Autonomous Wireless Technology Detection in Seamless IoT Applications

Abstract

The ever-increasing use of Internet of Things (IoT) devices results in the implementation of multiple wireless technologies that would not only cater their data rate requirements but also support various applications. To optimize the energy efficiency and security of the wireless transmission, it is imperative to identify the wireless technologies in various IoT implementations. Many of the existing approaches are based on measuring only the receiving signal strength indicator (RSSI). However, such approaches may not work well because of transmit power control and complex channel variations among different wireless technologies. In this article, we propose an autonomous wireless detection scheme that considers multiple distinguishable physical (PHY)-layer settings for real-time identification of wireless technologies for real-time applications.
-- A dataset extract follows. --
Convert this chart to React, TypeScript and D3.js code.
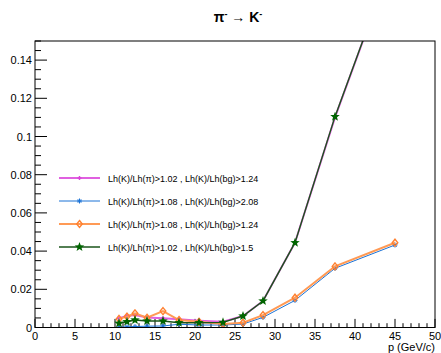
import React from "react";
import * as d3 from "d3";

const momenta = [10.5, 11.5, 12.5, 14, 16, 18, 20.5, 23.5, 26, 28.5, 32.5, 37.5, 45];
const magentaVals = [0.0048, 0.006, 0.0065, 0.0052, 0.0048, 0.0043, 0.0036, 0.003, 0.006, 0.0139, 0.0444, 0.11, 0.196];
const blueVals = [0.0002, 0.0003, 0.0005, 0.0007, 0.0008, 0.0017, 0.0013, 0.0013, 0.0018, 0.0053, 0.0142, 0.031, 0.0432];
const orangeVals = [0.0045, 0.0057, 0.0074, 0.0051, 0.0086, 0.0039, 0.003, 0.0018, 0.0025, 0.0065, 0.0156, 0.032, 0.0444];
const greenVals = [0.0022, 0.003, 0.0039, 0.0034, 0.0034, 0.0025, 0.0025, 0.0027, 0.006, 0.0139, 0.0444, 0.1104, 0.196];

const legendLabels = [
  "Lh(K)/Lh(\u03c0)>1.02 , Lh(K)/Lh(bg)>1.24",
  "Lh(K)/Lh(\u03c0)>1.08 , Lh(K)/Lh(bg)>2.08",
  "Lh(K)/Lh(\u03c0)>1.08 , Lh(K)/Lh(bg)>1.24",
  "Lh(K)/Lh(\u03c0)>1.02 , Lh(K)/Lh(bg)>1.5",
];
const xTicks = [0, 5, 10, 15, 20, 25, 30, 35, 40, 45, 50];
const yTicks = [0, 0.02, 0.04, 0.06, 0.08, 0.1, 0.12, 0.14];

const W = 441, H = 353;
const L = 35, R = 435, T = 41, B = 327.5;
const FONT = "'Liberation Sans', Arial, Helvetica, sans-serif";

type Series = { vals: number[]; color: string; lineColor: string; width: number; marker: string };

const series: Series[] = [
  { vals: magentaVals, color: "#d946d9", lineColor: "#e060e0", width: 2, marker: "dot" },
  { vals: blueVals, color: "#1a72d6", lineColor: "#1a72d6", width: 1, marker: "asterisk" },
  { vals: orangeVals, color: "#ff8030", lineColor: "#ff9a55", width: 2, marker: "diamond" },
  { vals: greenVals, color: "#006400", lineColor: "#1a551a", width: 1.4, marker: "star" },
];

function Marker({ type, x, y, color }: { type: string; x: number; y: number; color: string }) {
  if (type === "dot") {
    return <g><line x1={x - 2} x2={x + 2} y1={y} y2={y} stroke={color} strokeWidth={1.5} /><line x1={x} x2={x} y1={y - 2} y2={y + 2} stroke={color} strokeWidth={1.5} /></g>;
  }
  if (type === "asterisk") {
    const r = 2.5;
    return (
      <g stroke={color} strokeWidth={1}>
        <line x1={x - r} x2={x + r} y1={y} y2={y} />
        <line x1={x} x2={x} y1={y - r} y2={y + r} />
        <line x1={x - r * 0.7} x2={x + r * 0.7} y1={y - r * 0.7} y2={y + r * 0.7} />
        <line x1={x - r * 0.7} x2={x + r * 0.7} y1={y + r * 0.7} y2={y - r * 0.7} />
      </g>
    );
  }
  if (type === "diamond") {
    const r = 3.5;
    return <path d={`M${x},${y - r}L${x + r * 0.8},${y}L${x},${y + r}L${x - r * 0.8},${y}Z`} fill="none" stroke={color} strokeWidth={1.4} />;
  }
  const pts: string[] = [];
  const ro = 5, ri = 2.1;
  for (let i = 0; i < 10; i++) {
    const a = -Math.PI / 2 + (i * Math.PI) / 5;
    const rr = i % 2 === 0 ? ro : ri;
    pts.push(`${x + rr * Math.cos(a)},${y + rr * Math.sin(a)}`);
  }
  return <path d={`M${pts.join("L")}Z`} fill={color} />;
}

export default function App() {
  const x = d3.scaleLinear().domain([0, 50]).range([L, R]);
  const y = d3.scaleLinear().domain([0, 0.15]).range([B, T]);
  const line = d3.line<number>().x((_, i) => x(momenta[i])).y((d) => y(d));

  const xMinor = d3.range(0, 51, 1);
  const yMinor = d3.range(0, 0.1501, 0.005);
  const legendY = [178, 201, 224, 247];

  return (
    <svg width={W} height={H} style={{ position: "absolute", left: 0, top: 0, background: "#fff" }} fontFamily={FONT}>
      <defs>
        <clipPath id="frame"><rect x={L} y={T} width={R - L} height={B - T} /></clipPath>
      </defs>
      <rect width={W} height={H} fill="#fff" />
      <text x={(L + R) / 2 + 3} y={22} textAnchor="middle" fontSize={14} fontWeight="bold" fill="#000">
        {"\u03c0"}<tspan dy={-5} fontSize={9}>-</tspan><tspan dy={5}>{" \u2192 K"}</tspan><tspan dy={-5} fontSize={9}>-</tspan>
      </text>

      {xMinor.map((v) => {
        const major = v % 5 === 0;
        return <line key={"xm" + v} x1={x(v)} x2={x(v)} y1={B} y2={B - (major ? 8.6 : 4.3)} stroke="#000" strokeWidth={1} />;
      })}
      {xTicks.map((v) => (
        <text key={"xt" + v} x={x(v)} y={340} textAnchor="middle" fontSize={11}>{v}</text>
      ))}
      <text x={R} y={351} textAnchor="end" fontSize={11}>p (GeV/c)</text>

      {yMinor.map((v, i) => {
        const major = i % 4 === 0;
        return <line key={"ym" + i} x1={L} x2={L + (major ? 12 : 6)} y1={y(v)} y2={y(v)} stroke="#000" strokeWidth={1} />;
      })}
      {yTicks.map((v) => (
        <text key={"yt" + v} x={32} y={y(v) + 4} textAnchor="end" fontSize={11}>{v === 0 ? "0" : String(v)}</text>
      ))}

      <g clipPath="url(#frame)">
        {series.map((s, si) => (
          <g key={"s" + si}>
            <path d={line(s.vals) || ""} fill="none" stroke={s.lineColor} strokeWidth={s.width} />
            {s.vals.map((v, i) =>
              y(v) >= T ? <Marker key={i} type={s.marker} x={x(momenta[i])} y={y(v)} color={s.color} /> : null
            )}
          </g>
        ))}
      </g>

      <rect x={L} y={T} width={R - L} height={B - T} fill="none" stroke="#000" strokeWidth={1} />

      {series.map((s, i) => (
        <g key={"lg" + i}>
          <line x1={59} x2={100} y1={legendY[i]} y2={legendY[i]} stroke={s.lineColor} strokeWidth={s.width} />
          <Marker type={s.marker} x={79.5} y={legendY[i]} color={s.color} />
          <text x={108} y={legendY[i] + 3.5} fontSize={9}>{legendLabels[i]}</text>
        </g>
      ))}
    </svg>
  );
}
Specifically, the proposed scheme relies on the PHY-layer measurements of the targeted spectrum. Transmission settings, such as bandwidth, carrier frequency, and RSSI are estimated from the raw in-phase and quadrature-phase (I/Q) measurements. In addition, a symbol-level extraction scheme is implemented to extract unique features of modulation settings. These aforementioned features are applied to a machine learning process to identify the received wireless technologies. Compared with raw I/Q measurements, the extracted features are much simplified and, thus, the machine learning classifier can be designed with a simple structure for fast processing on IoT nodes. The proposed schemes are primarily evaluated theoretically, followed by implementing them on a USRP software-defined radio (SDR)-based hardware testbed. The evaluation results demonstrate high accuracy in the real-time detection of different wireless technologies for seamless IoT applications.